Trump speaks of “fire and fury.” National Security Advisor H.R. McMaster says the North’s nuclear program is “the most destabilizing development in the post-World War II period.” John Brennan, the former CIA director, estimates the odds of war at 25 percent. Senator Lindsey Graham says there’s a 30 percent chance the U.S. will launch a nuclear first strike. The Council on Foreign Relations sees it as closer to 50 percent.

The idea that war with North Korea is a near-term inevitability has become the new normal for many. But should we take Trump, et al, at face value and conclude that war is coming? Or might we also reason that the threats are merely a blowhard throwing some Grade-A red meat to his base?
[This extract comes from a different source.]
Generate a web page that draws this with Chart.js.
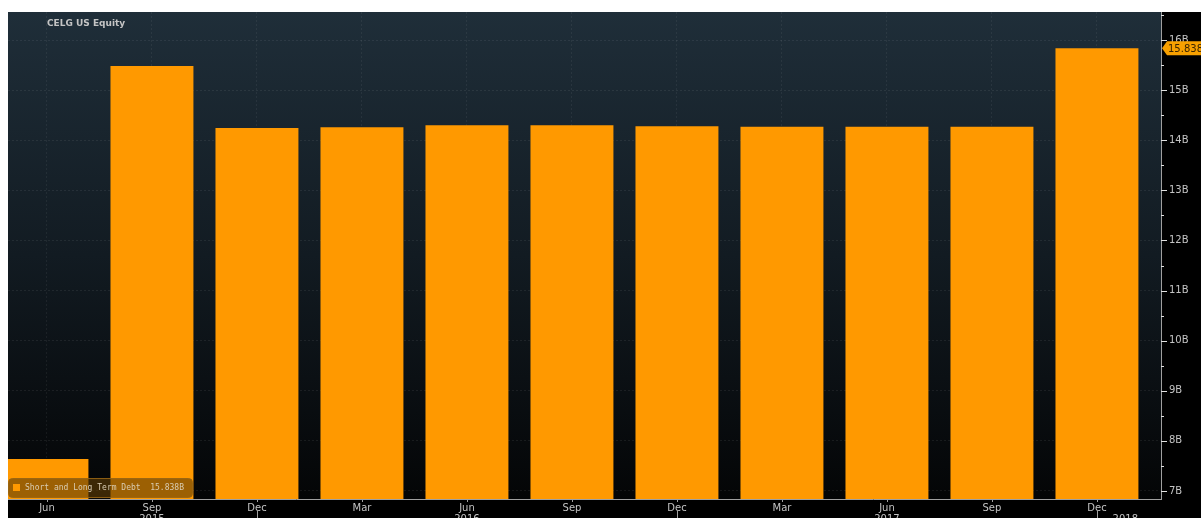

If one believes North Korea holds nuclear weapons simply as a deterrent, a defense against attack by the United States a la Iraq and Libya after they denuclearized, then there is no need for America to go to war because the North Koreans won’t use theirs unless we use ours first. It’s a classic example of what kept the Cold War from going full hot.

The history of North Korea, embodied in its national philosophy of juche, is about survival, keeping the regime alive. The Kim family has been remarkably good at doing just that since 1948. Unlike Cuba, they economically survived the collapse of the Soviet Union. They endured total war, famine, natural disasters, and decades of sanctions. They haven’t sought reunification by force with the South since 1950, even as stronger and weaker American presidents came and went.

There is no rational reason for North Korea to destroy itself through a pointless first use of nuclear weapons against the overwhelming power of the United States. If you were the general briefing Kim Jong-un on the risks versus gains of the offensive use of nukes, try and figure out how you’d pitch national suicide as a possible strategy. The weapons are defensive. North Korea can’t be the one that starts the war.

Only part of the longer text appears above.